One thing the Jets did do that could help Decker's cause to an extent was adding running back Chris Johnson. While Johnson has lost some of his fan-base in the fantasy world the past couple seasons, the fact of the matter remains: He's never rushed for under 1,000 yards and he's never caught fewer than 40 passes. The former ECU speedster is a threat out of the backfield the Jets haven't had in recent years. New York loves to run the ball and Johnson is a guy defenses will have to respect. If not, he'll torch them. He still has breakaway speed, although he does seem to pick and choose when to use it.
Overall, I don't think you're ever going to get the numbers from Decker that you've seen the past two seasons. That should be a foregone conclusion. Unless the Jets sign Aaron Rodgers, Calvin Johnson, Julian Edelman and Jimmy Graham, Decker will never have the same type of running mates he enjoyed in Denver. That's the downside. What's the upside? Tim Tebow isn't going to be his quarterback again. In 2011, with Tebow at quarterback, Decker caught 44 balls for 612 yards and eight touchdowns. What you can probably expect from him in a Jets uniform this season is something in between these two extremes. Expect about 70 catches for 900 yards. Much of that is because the Jets don't have a ton of other options. Decker should be the king of garbage time. Due to his size, Decker should still be a red zone threat and could manage to catch at least a half dozen scores.

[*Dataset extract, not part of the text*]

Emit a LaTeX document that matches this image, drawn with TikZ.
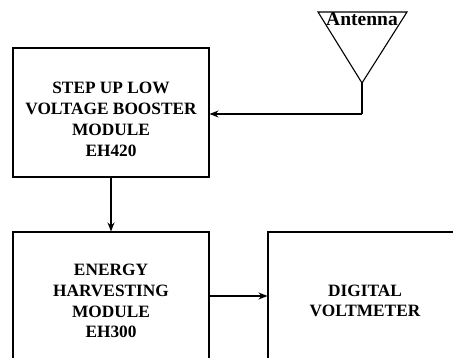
\documentclass[tikz,border=0pt]{standalone}
\usepackage{fontspec}
\setmainfont{Liberation Serif}
\usetikzlibrary{arrows.meta}

\tikzset{
  block/.style={draw, line width=1.1pt, align=center, inner sep=0pt,
    font=\fontsize{17.3}{20.8}\selectfont\bfseries},
  link/.style={line width=1.1pt, -{Stealth[length=9pt,width=7pt]}}
}

\begin{document}
\begin{tikzpicture}[x=1pt,y=-1pt]
\useasboundingbox (0,0) rectangle (453,358);

% Blocks
\node[block, minimum width=196pt, minimum height=129pt] (booster) at (111,112.5)
  {\rule{0pt}{25.5pt}STEP UP LOW\\VOLTAGE BOOSTER\\MODULE\\EH420};
\node[block, minimum width=196pt, minimum height=138pt] (harvest) at (111,301)
  {ENERGY\\HARVESTING\\MODULE\\EH300};
\node[block, minimum width=194pt, minimum height=138pt] (meter) at (365,301)
  {DIGITAL\\VOLTMETER};

% Antenna
\coordinate (antL) at (318,12);
\coordinate (antR) at (407,12);
\coordinate (antTip) at (362,83);
\coordinate (antFoot) at (362,114);
\draw[line width=1.1pt] (antL) -- (antR) -- (antTip) -- cycle;
\node[font=\fontsize{19.5}{22}\selectfont\bfseries, inner sep=0pt] (antLabel) at (362,19) {Antenna};

% Connections
\draw[line width=1.1pt] (antTip) -- (antFoot);
\draw[link] (antFoot) -- (booster.east |- antFoot);
\draw[link] (booster.south) -- (harvest.north);
\draw[link] (harvest.east |- 0,296) -- (meter.west |- 0,296);
\end{tikzpicture}
\end{document}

His 75.65 ADP (WR32) makes him a mid-sixth to early seventh round pick. This is a fair evaluation. Drafting the No. 1 wide receiver on a bad team in the seventh round is not that bad since Decker wouldn't have to be an every-week starter. He can float in and out of the starting lineup based on the matchup. Plus, you never know. Maybe Smith blows up in his second year at QB. OK, maybe not.